After this I finally finished and got my plasma table working. Still need to leak test the water table, but the machine is functional.
























In the meantime, friend of mine had purchased a diode laser which we junked the frame of, and created a new one based on the ortur laser master. Of course I had to try one as well, so I purchased a laser diode from bangbad and created a diode laser running grbl controller and lightburn. Also upgraded the CO2 laser to a smoothieware based board so I could use lightburn with it. Christmas I made a two hundred or so ornaments which paid for the laser and the upgrades. While watching youtube video's I came across a video series on building your own laser, so off to aliexpress to order $2k in parts including a new 50w tube and power supply. Cutting size on this laser will be 4ftx2ft with adjustable Z bed. I'll be using a Duet3 board for motor and gcode since I took my large 3d printer apart to make a diode laser   If anyone's interested, lookup Further Fabrication on youtube. He sells the build guide which is really nicely put together for $5 and the stl's for another $5. Definitely worth the money.
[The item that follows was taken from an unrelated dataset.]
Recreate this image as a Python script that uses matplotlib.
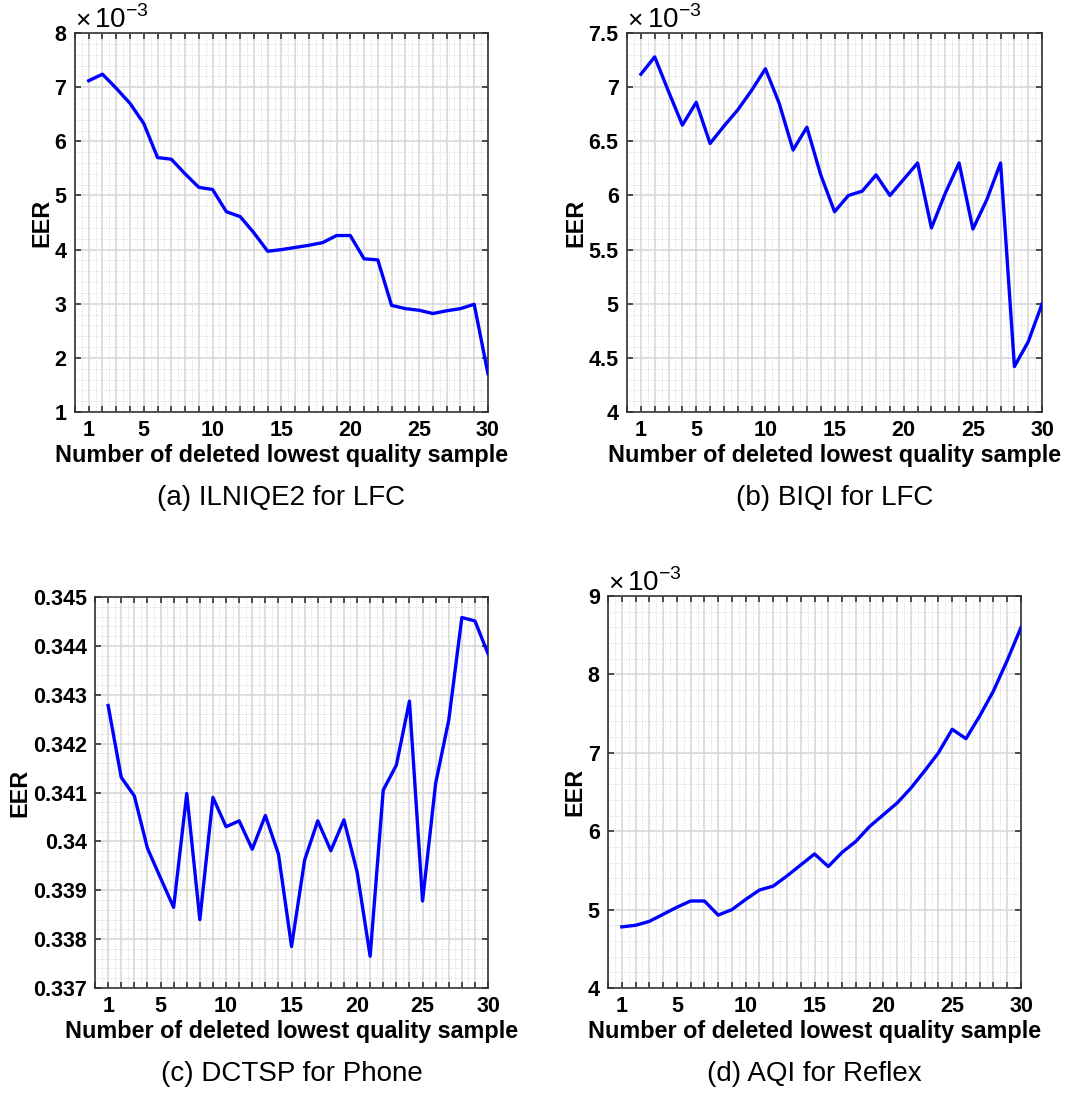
import numpy as np
import matplotlib.pyplot as plt
from matplotlib.ticker import MultipleLocator, FuncFormatter

plt.rcParams['font.family'] = ['Liberation Sans', 'DejaVu Sans']
plt.rcParams['mathtext.fontset'] = 'custom'
plt.rcParams['mathtext.rm'] = 'Liberation Sans'

# number of deleted lowest quality samples
n_deleted = np.arange(1, 31)

# EER curves for each quality metric
eer_ilniqe2_lfc = np.array([
    7.12, 7.24, 6.98, 6.70, 6.33, 5.70, 5.67, 5.40, 5.15, 5.11,
    4.70, 4.61, 4.31, 3.97, 4.00, 4.04, 4.08, 4.13, 4.26, 4.26,
    3.83, 3.81, 2.97, 2.91, 2.88, 2.82, 2.87, 2.91, 2.99, 1.71]) * 1e-3

eer_biqi_lfc = np.array([
    7.12, 7.28, 6.96, 6.65, 6.86, 6.48, 6.64, 6.79, 6.97, 7.17,
    6.85, 6.42, 6.63, 6.19, 5.85, 6.00, 6.04, 6.19, 6.00, 6.15,
    6.30, 5.70, 6.02, 6.30, 5.69, 5.96, 6.30, 4.42, 4.65, 5.00]) * 1e-3

eer_dctsp_phone = np.array([
    0.34278, 0.34131, 0.34093, 0.33986, 0.33925, 0.33865, 0.34098, 0.33840, 0.34090, 0.34030,
    0.34042, 0.33984, 0.34053, 0.33974, 0.33785, 0.33962, 0.34042, 0.33981, 0.34044, 0.33938,
    0.33765, 0.34105, 0.34156, 0.34287, 0.33878, 0.34119, 0.34248, 0.34458, 0.34451, 0.34384])

eer_aqi_reflex = np.array([
    4.78, 4.80, 4.85, 4.94, 5.03, 5.11, 5.11, 4.93, 5.00, 5.13,
    5.25, 5.30, 5.43, 5.57, 5.71, 5.55, 5.73, 5.87, 6.06, 6.21,
    6.36, 6.55, 6.77, 7.00, 7.30, 7.18, 7.47, 7.79, 8.18, 8.60]) * 1e-3

captions = ["(a) ILNIQE2 for LFC", "(b) BIQI for LFC",
            "(c) DCTSP for Phone", "(d) AQI for Reflex"]

x_tick_labels = [1, 5, 10, 15, 20, 25, 30]

fig = plt.figure(figsize=(10.8, 11.13), dpi=100)

# [left, bottom, width, height] for each panel
positions = [
    [0.0694, 0.6298, 0.3824, 0.3405],
    [0.5806, 0.6298, 0.3843, 0.3405],
    [0.0880, 0.1123, 0.3639, 0.3513],
    [0.5630, 0.1123, 0.3824, 0.3522],
]

panels = [
    (eer_ilniqe2_lfc, (1e-3, 8e-3), 1e-3, 1e-3),
    (eer_biqi_lfc, (4e-3, 7.5e-3), 0.5e-3, 1e-3),
    (eer_dctsp_phone, (0.337, 0.345), 0.001, None),
    (eer_aqi_reflex, (4e-3, 9e-3), 1e-3, 1e-3),
]

grey = '#d6d6d6'

for k, (eer, ylim, ystep, scale) in enumerate(panels):
    ax = fig.add_axes(positions[k])
    ax.plot(n_deleted, eer, color=(0, 0, 1), linewidth=2.4, zorder=3)

    ax.set_xlim(0, 30)
    ax.set_ylim(*ylim)
    ax.xaxis.set_major_locator(MultipleLocator(1))
    ax.xaxis.set_minor_locator(MultipleLocator(0.5))
    ax.yaxis.set_major_locator(MultipleLocator(ystep))
    ax.yaxis.set_minor_locator(MultipleLocator(ystep / 5))

    ax.xaxis.set_major_formatter(
        FuncFormatter(lambda v, p: str(int(round(v))) if int(round(v)) in x_tick_labels else ''))
    if scale is not None:
        ax.yaxis.set_major_formatter(FuncFormatter(lambda v, p, s=scale: f'{v / s:g}'))
        # exponent multiplier above the top-left corner
        ax.text(0.0, 1.0, '\u00d7', transform=ax.transAxes,
                fontsize=19, ha='left', va='bottom')
        ax.text(0.047, 0.998, r'10$^{-3}$', transform=ax.transAxes,
                fontsize=20, ha='left', va='bottom')
    else:
        ax.yaxis.set_major_formatter(FuncFormatter(lambda v, p: f'{v:.3f}'.rstrip('0')))

    ax.grid(which='major', color=grey, linewidth=1.1, linestyle='-')
    ax.grid(which='minor', color=grey, linewidth=0.7, linestyle=':')
    ax.set_axisbelow(True)

    ax.tick_params(which='major', direction='in', length=4, width=1.2,
                   top=True, right=True, labelsize=15.5, pad=6, color='#333333')
    ax.tick_params(which='minor', length=0)
    for lab in ax.get_xticklabels() + ax.get_yticklabels():
        lab.set_fontweight('bold')
    for sp in ax.spines.values():
        sp.set_color('#333333')
        sp.set_linewidth(1.2)

    ax.set_xlabel('Number of deleted lowest quality sample', fontsize=16.8,
                  fontweight='bold', labelpad=2)
    ax.set_ylabel('EER', fontsize=16.8, fontweight='bold', labelpad=1)

    bb = ax.get_position()
    cap_y = bb.y0 - 0.077
    fig.text(bb.x0 + bb.width / 2, cap_y, captions[k], fontsize=20,
             ha='center', va='center')

fig.savefig('out.png', dpi=100)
Laser I'm building is called a Y1200 and he has a smaller version called the Y400. There's also a facebook group.


















Next on the agenda my friend want's a small cnc router, so off to the internet and after some hunting around we found a site called makerCarver which had the DXF's for all the plates to create a cnc router. I modified them a little since we wanted to use mgn12 linear raikl on the X and Y axis. After many prototype's in plywood, I finally had a set of plates which would work for linear rail's as well as keeping some of the rigidity of the wheels. I cut the plates from 1/4" acrylic and one of the first projects for this router will be to create the plates from 1/4" aluminum. Once that's done, I'll convert my diode laser into a small format router with laser attachment in a larger size since I'm not too cheap to order proper rails 





So there's my update on what's happening in the edwards shop in these covid times.


----------